The 0x protocol has been upgraded such that it can now easily be modified to support arbitrary new asset types, such as ERC223 and ERC777; out of the box, 0x 2.0 will come with support for ERC20 and ERC721 (an open standard for creating non-fungible or unique tokens). And since more and more assets in both the real world and in virtual worlds are getting “tokenized” to take advantage of blockchain technology, version 2 of 0x, which is expected to become available in late July 2018, is being described as “the protocol for trading everything.”

So, now, we can see what a smart purchase Coinbase has just made. What it has bought is a decentralized exchange for trading everything. And as you can imagine, the potential implications of this are huge.
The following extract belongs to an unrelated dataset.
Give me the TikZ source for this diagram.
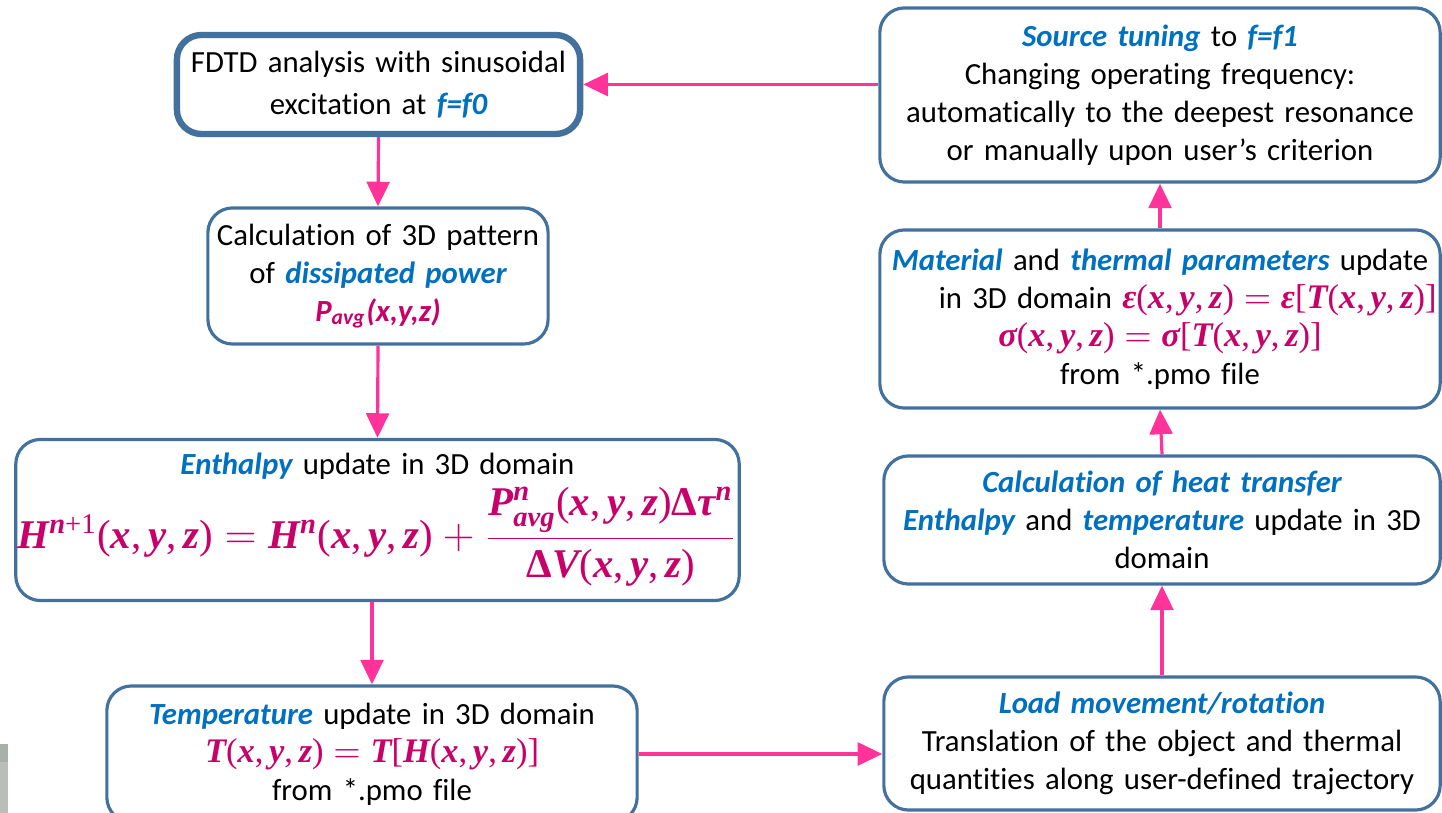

All Coinbase has to worry about now is to find a way to integrate the Paradex’s P2P token trading functionality, which initially won’t be available to U.S. customers, into Coinbase Pro whilst satisfying KYC rules (since decentralized exchanges don’t need to know anything about their customers) and to somehow convince financial regulators in the U.S. (and elsewhere) that it is not breaking any securities laws by offering, albeit indirectly, tokens on its platform (since many jurisdictions might consider at least some ICOs as securities).